Ackerland und Streuobstwiesen verdrängten den Wein
Nach dem 30-jährigen Krieg verließen die Holländer das
Deutsche Reich, die größten Weinmakler, die gute Tropfen
nach England exportierten. Fortan kauften sie in Frankreich
ein, das nicht zerstört war. Der Weinbau mit „marktfähiger
Qualität“ wurde hierzulande nur im Rheingau aufrecht
erhalten. „Die Herrschaften hatten keine Weinberge, so
verschwand der Anbau sang- und klanglos“, fährt der Fachmann
fort, „auch Personal und Konsumenten fehlten“. In Mühlheim
wurden die Wingerte wieder Ackerland und Streuobstwiesen –
der Beginn der Karriere des Äppelwois! Der Oberstudienrat i.
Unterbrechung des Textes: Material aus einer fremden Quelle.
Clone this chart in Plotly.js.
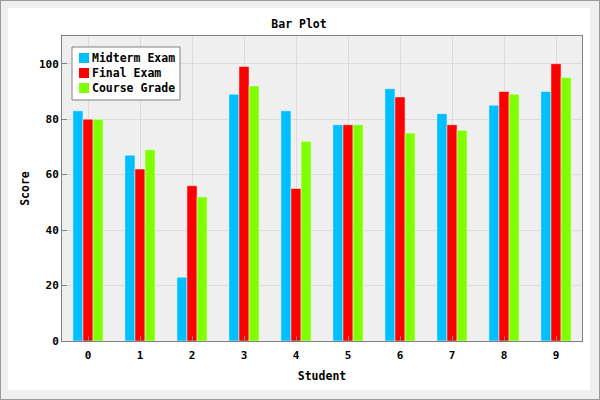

R. und Weinexperte Hartmut Gries hat die Lämmerspieler
Weinbauern beraten, für welche Rebsorten sich der Gailenberg
eigne. Früher wurde ein Zweig angeschnitten und in die Erde
gelegt. Nach dem Einschleppen der Reblaus, die Wurzeln
befällt und zerstört, war das so nicht mehr möglich. Heute
müssen resistente amerikanische Wildreben als Unterlage
genutzt und eine heimische Edelsorte aufgepfropft werden.
Auf dem Sandboden überm Basalt muss dann drei Jahre lang
stark gewässert werden.
Das Interesse des pensionierten Pädagogen, die kulturelle
Eigenheit des Weinanbaus in Mühlheim aufzuarbeiten, führte
ihn bis in die Archive der Universitäten von Würzburg,
Darmstadt, Kassel, Koblenz, Marburg und Düsseldorf. Dank der
Register zur Erhebung einer Sondersteuer im Jahre 1551 sei
jeder Einwohner mit seinem gesamten Besitz aufgelistet.
Beamte des Kurmainzer Amts in Steinheim hielten in der
Region Haus, Äcker, Wiesen und Weingärten fest.